See, the mean Democrats are going to make him stay in Washington and do work there. Oh no, wait, if you keep reading, he's not mad about that, he's mad because things like Martin Luther King Day have stopped him from putting in a five day work week. Oops, no, he didn't want to skip the two day Republican retreat to get more time in on the floor, he's just upset that the Democrats said they would make him work, and then, one week when they got their work sufficiently done, Hoyer didn't make them stay anyway. Of course, he didn't want Hoyer to make them stay, because the Dems would have just made him vote on more bills that he considers hardly worth his time. He wouldn't mind staying if the Dems would just let him pick out some legislation to debate. Except that he would, because there's nothing that can be done in five days by Democrats that couldn't be done in 2.5 days by Republicans anyway.

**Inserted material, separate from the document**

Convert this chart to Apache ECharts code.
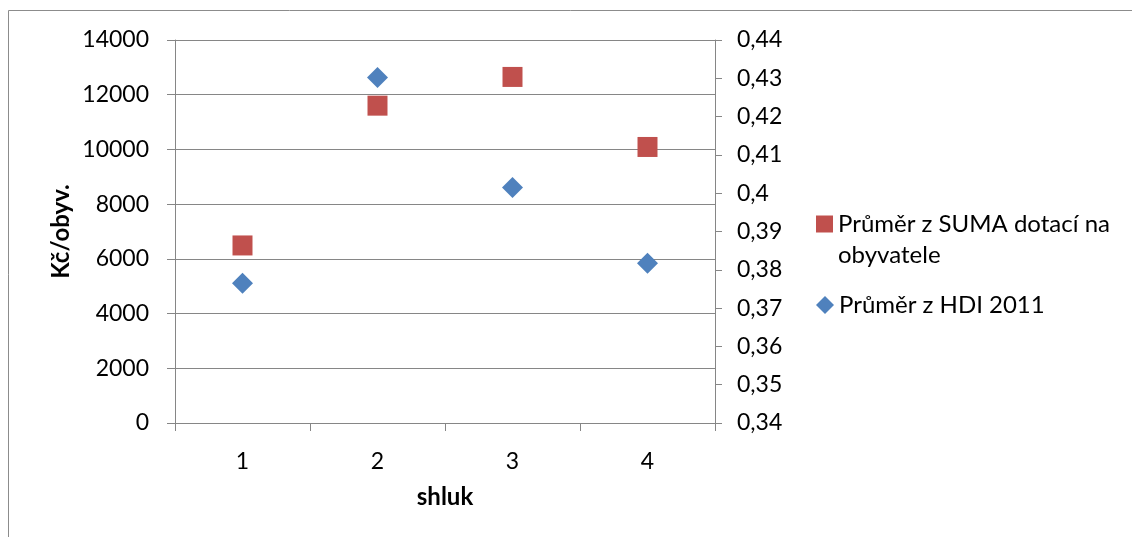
<!DOCTYPE html>
<html><head><meta charset="utf-8">
<script src="https://cdn.jsdelivr.net/npm/echarts@6/dist/echarts.min.js"></script>
<style>html,body{margin:0;padding:0;background:#fff}#c{width:1132px;height:537px}</style>
</head><body><div id="c"></div>
<script>
const categories = ['1','2','3','4'];
const sumaDotaci = [6490, 11600, 12650, 10090];
const hdi2011 = [0.3765, 0.4302, 0.4015, 0.3817];
const leftTicks = {min: 0, max: 14000, interval: 2000};
const rightTicks = {min: 0.34, max: 0.44, interval: 0.01};
const nameA = 'Průměr z SUMA dotací na obyvatele';
const nameB = 'Průměr z HDI 2011';
const nameALine1 = 'Průměr z SUMA dotací na';
const nameALine2 = 'obyvatele';

const FONT = 'Lato, "Open Sans", sans-serif';
const chart = echarts.init(document.getElementById('c'));
chart.setOption({
  animation: false,
  backgroundColor: '#fff',
  textStyle: {fontFamily: FONT},
  graphic: [
    {type: 'rect', shape: {x: 8.5, y: 10.5, width: 1200, height: 600}, style: {fill: 'none', stroke: '#8c8c8c', lineWidth: 1}, silent: true},
    {type: 'text', left: 838, top: 243, style: {text: nameALine2, font: '24px ' + FONT, fill: '#000'}, silent: true}
  ],
  grid: {left: 175, right: 417, top: 40, bottom: 114},
  legend: [{
    left: 816, top: 212, padding: 0, itemWidth: 17, itemHeight: 17,
    textStyle: {fontSize: 24, color: '#000', fontFamily: FONT},
    formatter: () => nameALine1,
    data: [{name: nameA, icon: 'rect'}]
  }, {
    left: 816, top: 293, padding: 0, itemWidth: 18, itemHeight: 18,
    textStyle: {fontSize: 24, color: '#000', fontFamily: FONT},
    data: [{name: nameB, icon: 'diamond'}]
  }],
  xAxis: {
    type: 'category', data: categories, boundaryGap: true,
    name: 'shluk', nameLocation: 'middle', nameGap: 62,
    nameTextStyle: {fontSize: 24, fontWeight: 'bold', color: '#000'},
    axisLine: {lineStyle: {color: '#868686', width: 1}},
    axisTick: {show: true, length: 8, lineStyle: {color: '#868686'}},
    axisLabel: {color: '#000', fontSize: 23, margin: 27}
  },
  yAxis: [{
    type: 'value', min: leftTicks.min, max: leftTicks.max, interval: leftTicks.interval,
    name: 'Kč/obyv.', nameLocation: 'middle', nameGap: 102, nameRotate: 90,
    nameTextStyle: {fontSize: 24, fontWeight: 'bold', color: '#000'},
    axisLine: {show: true, lineStyle: {color: '#868686'}},
    axisTick: {show: true, length: 8, lineStyle: {color: '#868686'}},
    axisLabel: {color: '#000', fontSize: 23, margin: 26, formatter: v => String(v)},
    splitLine: {show: true, lineStyle: {color: '#868686', width: 1}}
  }, {
    type: 'value', position: 'right', min: rightTicks.min, max: rightTicks.max, interval: rightTicks.interval,
    axisLine: {show: true, lineStyle: {color: '#868686'}},
    axisTick: {show: true, length: 7, lineStyle: {color: '#868686'}},
    axisLabel: {color: '#000', fontSize: 23, margin: 22,
      formatter: v => parseFloat(v.toFixed(2)).toString().replace('.', ',')},
    splitLine: {show: false}
  }],
  series: [{
    name: nameA, type: 'scatter', yAxisIndex: 0, data: sumaDotaci,
    symbol: 'rect', symbolSize: 20, itemStyle: {color: '#C0504D', opacity: 1}
  }, {
    name: nameB, type: 'scatter', yAxisIndex: 1, data: hdi2011,
    symbol: 'diamond', symbolSize: 21, itemStyle: {color: '#4F81BD', opacity: 1}
  }]
});
</script></body></html>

He then goes on to accuse Hoyer of keeping him in D.C. just to play politics.
Perhaps Mr. Tiberi is brilliant. We could talk about him voting against a minimum wage act that not only mirrors an incredibly popular ballot initiative here in Ohio, but would stop the supposed flow of minimum wage jobs from Ohio into neighboring states that conservatives like Ken Blackwell predicted would follow the implementation of minimum wage-hike here. We could ask him if, given that no loss-of-life is too much to reconsider our plans in Iraq, if there's a maximum dollar amount the U.S. should be willing to pour into the war before we start to worry about the much more important effects on growth. We could ask him if he believes cord-blood cells are an adequate substitute for the pluripotent embryonic stem cells he voted against using in federally funded research. We could ask him if he's among the 13% of Congressional Republicans who understand that global temperatures are rising due at least in part to human activity. We could try and get him to stop whimpering about entitlement reform and give us a detailed proposal for how he would modify Social Security.
We could actually engage him on a series of issues where his positions range from short-sighted to out-of-step to just plain wrong. Instead, folks like me get suckered into calling him out for his incessant incoherent petty moans about the mean old majority party, and how he doesn't like the way they do things. He's bratty like a fox.